Witnesses at Tuesday’s hearing were not on the same page on whether to extend the expired provisions, though everyone agreed that the tax code needed to be revamped from top to bottom.

“The fact that we are here today talking about 59 provisions that expired last year alone is an indication,” said Jason Fichtner, a senior research fellow at the Mercatus Center at George Mason University.

As for the tax extenders, Caroline Harris of the U.S. Chamber of Commerce called on lawmakers to renew all of the incentives, saying the provisions help boost a fragile economy.

But Rosanne Altshuler, a Rutgers professor, said many of the tax breaks had lost their economic punch, and instead suggested that letting them expire could add momentum to the push for tax reform.

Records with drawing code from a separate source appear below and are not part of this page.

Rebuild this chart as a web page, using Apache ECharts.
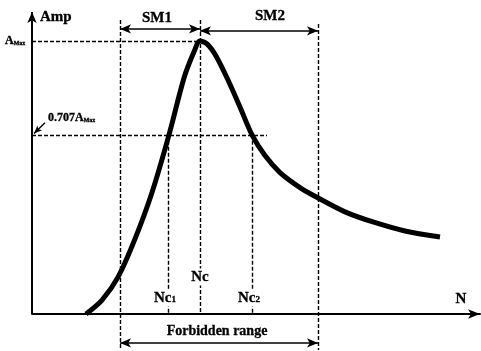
<!DOCTYPE html>
<html>
<head>
<meta charset="utf-8">
<script src="https://cdn.jsdelivr.net/npm/echarts@6/dist/echarts.min.js"></script>
<style>html,body{margin:0;padding:0;background:#fff}#c{width:481px;height:351px}</style>
</head>
<body>
<div id="c"></div>
<script>
// Resonance curve (N in arbitrary units, Amp relative to AMax)
var curveN   = [54, 70, 86, 103, 120, 137, 152, 162, 168, 175, 184, 196, 208, 220, 233, 248, 268, 286, 313, 341, 373, 408];
var curveAmp = [0, 0.051, 0.135, 0.275, 0.445, 0.656, 0.864, 0.960, 1.0, 0.989, 0.945, 0.857, 0.758, 0.656, 0.580, 0.518, 0.463, 0.425, 0.374, 0.337, 0.304, 0.282];

// Key marks
var ampMax = 1.0;
var ampHalf = 0.656;        // level drawn for 0.707 AMax
var nSM1 = 88, nC1 = 136, nC = 168, nC2 = 220, nSM2 = 286;
var ampTopSM1 = 1.077, ampTopSM2 = 1.062;
var ampArrowSM1 = 1.044, ampArrowSM2 = 1.037, ampForbidden = -0.106;
var ampBottom = -0.132, ampTop = 1.106, nMax = 448;
var halfLineEnd = 235;

var labels = {amp: 'Amp', sm1: 'SM1', sm2: 'SM2', nc: 'Nc', n: 'N', forbidden: 'Forbidden range'};

var chart = echarts.init(document.getElementById('c'), null, {renderer: 'canvas'});
var serif = 'Liberation Serif';
var dash = {color: '#000', width: 1.4, type: [4, 2]};
var solid = {color: '#000', width: 1.6, type: 'solid'};

function seg(x0, y0, x1, y1, ls, s0, s1) {
  return [
    {coord: [x0, y0], symbol: s0 || 'none', symbolSize: [7, 11], lineStyle: ls},
    {coord: [x1, y1], symbol: s1 || 'none', symbolSize: [7, 11]}
  ];
}

var data = curveN.map(function (n, i) { return [n, curveAmp[i]]; });

var markData = [
  seg(0, 0, 0, ampTop, {color: '#000', width: 2, type: 'solid'}, 'none', 'arrow'),
  seg(0, ampMax, nC, ampMax, dash),
  seg(0, ampHalf, halfLineEnd, ampHalf, dash),
  seg(nSM1, ampTopSM1, nSM1, ampBottom, dash),
  seg(nC, ampTopSM1, nC, 0, dash),
  seg(nC1, ampHalf, nC1, 0, dash),
  seg(nC2, ampHalf, nC2, 0, dash),
  seg(nSM2, ampTopSM2, nSM2, ampBottom, dash),
  seg(nSM1, ampArrowSM1, nC, ampArrowSM1, solid, 'arrow', 'arrow'),
  seg(nC, ampArrowSM2, nSM2, ampArrowSM2, solid, 'arrow', 'arrow'),
  seg(nSM1, ampForbidden, nSM2, ampForbidden, solid, 'arrow', 'arrow'),
  [
    {coord: [2, ampHalf + 0.005], symbol: 'arrow', symbolSize: [5, 8], lineStyle: {color: '#000', width: 1.4, type: 'solid'}},
    {coord: [13, 0.70], symbol: 'none'}
  ]
];

function fnt(size) { return 'bold ' + size + 'px "' + serif + '"'; }
function txt(x, y, text, size, align, rich, bg) {
  var st = {text: text, fill: '#000', font: fnt(size), textAlign: align || 'center', textVerticalAlign: 'middle',
            stroke: '#000', lineWidth: 0.3};
  if (rich) st.rich = rich;
  if (bg) { st.backgroundColor = '#fff'; st.padding = [1, 1]; }
  return {type: 'text', x: x, y: y, z: 100, style: st};
}
var subRich = function (main, sub) {
  return {
    m: {font: fnt(main), fontWeight: 'bold', fontSize: main, fontFamily: serif, fill: '#000', stroke: '#000', lineWidth: 0.3},
    s: {font: fnt(sub), fontWeight: 'bold', fontSize: sub, fontFamily: serif, fill: '#000', padding: [4, 0, 0, 0]}
  };
};

chart.setOption({
  animation: false,
  grid: {left: 32, right: 1, top: 12, bottom: 1, containLabel: false},
  xAxis: {
    type: 'value', min: 0, max: nMax,
    axisLine: {show: true, onZero: true, symbol: ['none', 'arrow'], symbolSize: [7, 12], lineStyle: {color: '#000', width: 2}},
    axisTick: {show: false}, axisLabel: {show: false}, splitLine: {show: false}
  },
  yAxis: {
    type: 'value', min: ampBottom, max: ampTop,
    axisLine: {show: false}, axisTick: {show: false}, axisLabel: {show: false}, splitLine: {show: false}
  },
  series: [{
    type: 'line',
    data: data,
    smooth: 0.3,
    showSymbol: false,
    clip: false,
    lineStyle: {color: '#000', width: 5},
    markLine: {silent: true, animation: false, label: {show: false}, data: markData}
  }],
  graphic: [
    txt(40, 17, labels.amp, 15, 'left'),
    txt(157, 18, labels.sm1, 15),
    txt(270, 16, labels.sm2, 15),
    txt(5, 41, '{m|A}{s|Max}', 11, 'left', subRich(12, 6)),
    txt(48, 118, '{m|0.707A}{s|Max}', 12, 'left', subRich(12, 6)),
    txt(200, 277, labels.nc, 15, 'center', null, true),
    txt(165, 298, '{m|Nc}{s|1}', 15, 'center', subRich(15, 9), true),
    txt(249, 298, '{m|Nc}{s|2}', 15, 'center', subRich(15, 9), true),
    txt(461, 299, labels.n, 15),
    txt(217, 331, labels.forbidden, 14)
  ]
});
</script>
</body>
</html>
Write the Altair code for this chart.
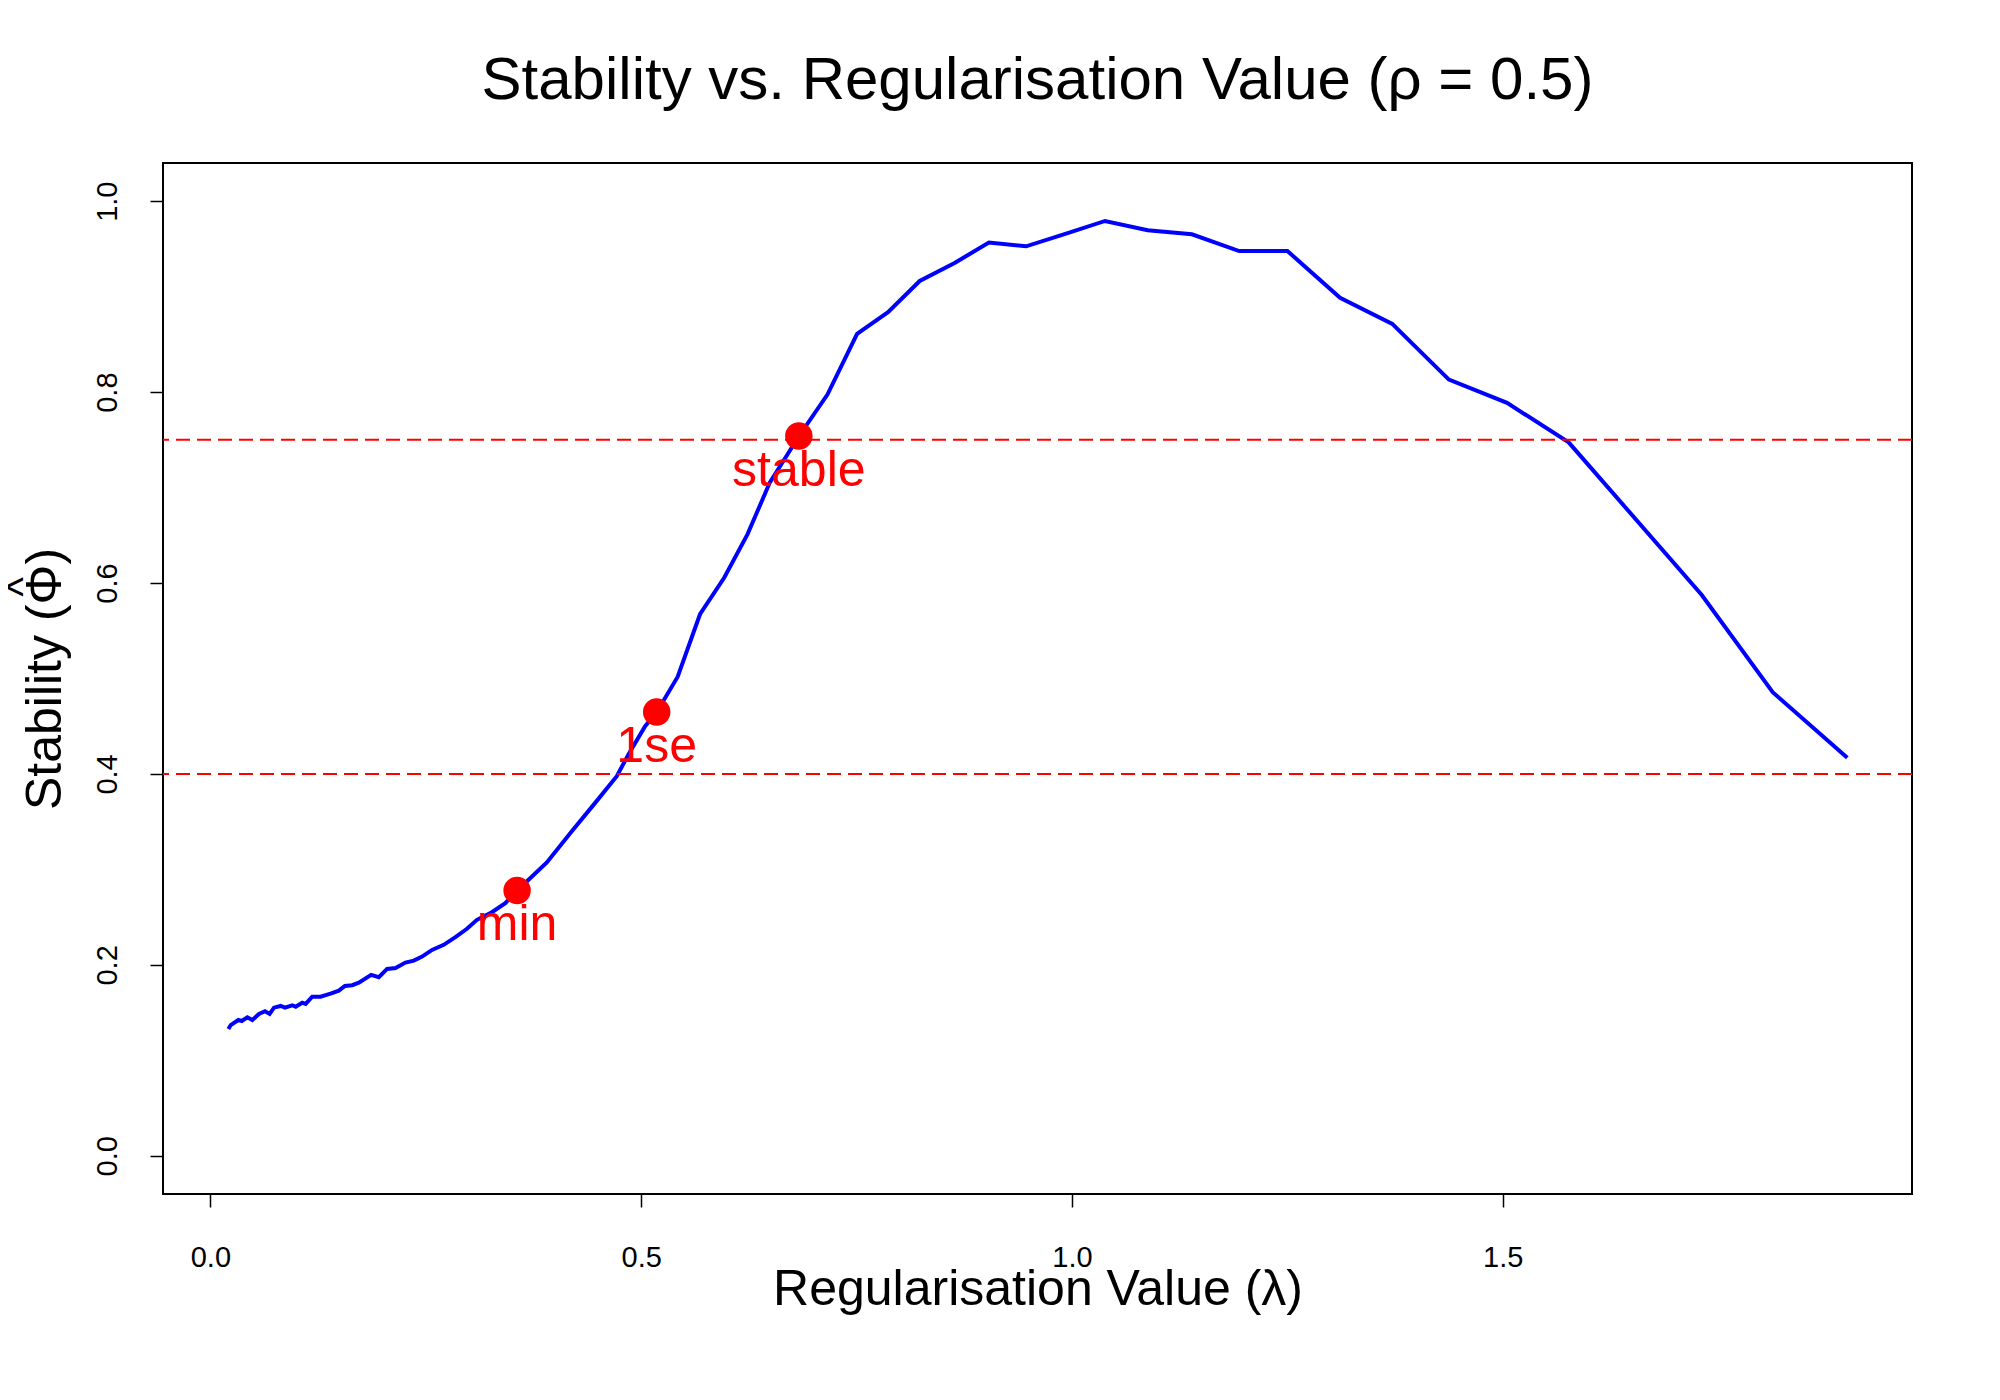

The problem is, many interested parties are doubtful that tax reform can be completed in this election year, even after congressional tax-writing committees laid considerable groundwork for an overhaul in 2011.

In the wake of President Obama’s State of the Union address last week, top Democrats signaled that they were following a new tax reform strategy that would include a stronger push for tax fairness and economic equality.

“It’s all just very depressing. I was depressed about the tax code before coming to this hearing,” Altshuler said. “And in preparing for this hearing, and looking at all the temporary tax provisions that we have, I got even more depressed. Because I thought, this is impossible.”